"""

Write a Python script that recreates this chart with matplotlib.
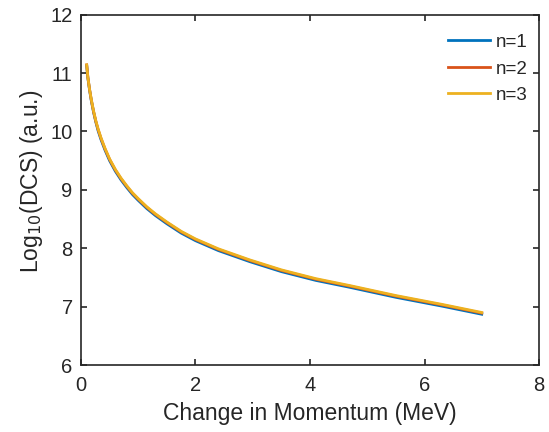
import matplotlib
matplotlib.use("Agg")
import matplotlib.pyplot as plt

plt.rcParams['font.family'] = ['Liberation Sans', 'DejaVu Sans']

x = [0.10, 0.12, 0.15, 0.18, 0.22, 0.26, 0.30, 0.35, 0.42, 0.50, 0.60, 0.70, 0.80, 0.90,
     1.00, 1.15, 1.30, 1.50, 1.75, 2.00, 2.40, 2.95, 3.50, 4.10, 4.70, 5.50, 6.30, 7.00]
n1 = [11.13, 10.92, 10.71, 10.53, 10.33, 10.16, 10.01, 9.86, 9.68, 9.50, 9.32, 9.17, 9.04, 8.92,
      8.82, 8.68, 8.56, 8.42, 8.26, 8.13, 7.96, 7.77, 7.60, 7.45, 7.33, 7.16, 7.01, 6.87]
n2 = [11.14, 10.93, 10.72, 10.54, 10.34, 10.17, 10.03, 9.88, 9.70, 9.52, 9.34, 9.19, 9.06, 8.94,
      8.84, 8.70, 8.58, 8.44, 8.28, 8.15, 7.98, 7.79, 7.62, 7.47, 7.35, 7.18, 7.03, 6.89]
n3 = [11.14, 10.93, 10.72, 10.55, 10.35, 10.18, 10.04, 9.89, 9.71, 9.53, 9.35, 9.20, 9.07, 8.95,
      8.85, 8.71, 8.59, 8.45, 8.29, 8.16, 7.99, 7.80, 7.63, 7.48, 7.36, 7.19, 7.04, 6.90]
labels = ['n=1', 'n=2', 'n=3']
colors = ['#0072BD', '#D95319', '#EDB120']

fig = plt.figure(figsize=(5.49, 4.32), dpi=100)
ax = fig.add_axes([0.1475, 0.155, 0.8343, 0.811])

for y, lab, c in zip([n1, n2, n3], labels, colors):
    ax.plot(x, y, color=c, lw=2, label=lab, solid_joinstyle='round')

ax.set_xlim(0, 8)
ax.set_ylim(6, 12)
ax.set_xticks([0, 2, 4, 6, 8])
ax.set_yticks([6, 7, 8, 9, 10, 11, 12])
tc = '#262626'
for s in ax.spines.values():
    s.set_color(tc)
    s.set_linewidth(1.2)
ax.tick_params(direction='in', top=True, right=True, length=4, width=1.2,
               colors=tc, labelsize=14.5)
ax.tick_params(axis='x', pad=8)
ax.tick_params(axis='y', pad=6)
ax.set_xlabel('Change in Momentum (MeV)', fontsize=16.5, color=tc, labelpad=5)
ax.set_ylabel('Log$_{10}$(DCS) (a.u.)', fontsize=16.5, color=tc)
ax.yaxis.set_label_coords(-0.078, 0.525)

leg = ax.legend(loc='upper right', frameon=False, fontsize=13.5, handlelength=2.2,
                handletextpad=0.35, labelspacing=0.5, borderaxespad=0.4,
                bbox_to_anchor=(1.009, 0.988))
for t in leg.get_texts():
    t.set_color(tc)

fig.savefig('out.png', dpi=100)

"""

PROBLEM DESCRIPTION
Restate the listing above word for word, and skip the pictures.

SOLUTION FOR THIS PROBLEM
Write a Python script that recreates this chart with matplotlib.
import matplotlib
matplotlib.use("Agg")
import matplotlib.pyplot as plt

plt.rcParams['font.family'] = ['Liberation Sans', 'DejaVu Sans']

x = [0.10, 0.12, 0.15, 0.18, 0.22, 0.26, 0.30, 0.35, 0.42, 0.50, 0.60, 0.70, 0.80, 0.90,
     1.00, 1.15, 1.30, 1.50, 1.75, 2.00, 2.40, 2.95, 3.50, 4.10, 4.70, 5.50, 6.30, 7.00]
n1 = [11.13, 10.92, 10.71, 10.53, 10.33, 10.16, 10.01, 9.86, 9.68, 9.50, 9.32, 9.17, 9.04, 8.92,
      8.82, 8.68, 8.56, 8.42, 8.26, 8.13, 7.96, 7.77, 7.60, 7.45, 7.33, 7.16, 7.01, 6.87]
n2 = [11.14, 10.93, 10.72, 10.54, 10.34, 10.17, 10.03, 9.88, 9.70, 9.52, 9.34, 9.19, 9.06, 8.94,
      8.84, 8.70, 8.58, 8.44, 8.28, 8.15, 7.98, 7.79, 7.62, 7.47, 7.35, 7.18, 7.03, 6.89]
n3 = [11.14, 10.93, 10.72, 10.55, 10.35, 10.18, 10.04, 9.89, 9.71, 9.53, 9.35, 9.20, 9.07, 8.95,
      8.85, 8.71, 8.59, 8.45, 8.29, 8.16, 7.99, 7.80, 7.63, 7.48, 7.36, 7.19, 7.04, 6.90]
labels = ['n=1', 'n=2', 'n=3']
colors = ['#0072BD', '#D95319', '#EDB120']

fig = plt.figure(figsize=(5.49, 4.32), dpi=100)
ax = fig.add_axes([0.1475, 0.155, 0.8343, 0.811])

for y, lab, c in zip([n1, n2, n3], labels, colors):
    ax.plot(x, y, color=c, lw=2, label=lab, solid_joinstyle='round')

ax.set_xlim(0, 8)
ax.set_ylim(6, 12)
ax.set_xticks([0, 2, 4, 6, 8])
ax.set_yticks([6, 7, 8, 9, 10, 11, 12])
tc = '#262626'
for s in ax.spines.values():
    s.set_color(tc)
    s.set_linewidth(1.2)
ax.tick_params(direction='in', top=True, right=True, length=4, width=1.2,
               colors=tc, labelsize=14.5)
ax.tick_params(axis='x', pad=8)
ax.tick_params(axis='y', pad=6)
ax.set_xlabel('Change in Momentum (MeV)', fontsize=16.5, color=tc, labelpad=5)
ax.set_ylabel('Log$_{10}$(DCS) (a.u.)', fontsize=16.5, color=tc)
ax.yaxis.set_label_coords(-0.078, 0.525)

leg = ax.legend(loc='upper right', frameon=False, fontsize=13.5, handlelength=2.2,
                handletextpad=0.35, labelspacing=0.5, borderaxespad=0.4,
                bbox_to_anchor=(1.009, 0.988))
for t in leg.get_texts():
    t.set_color(tc)

fig.savefig('out.png', dpi=100)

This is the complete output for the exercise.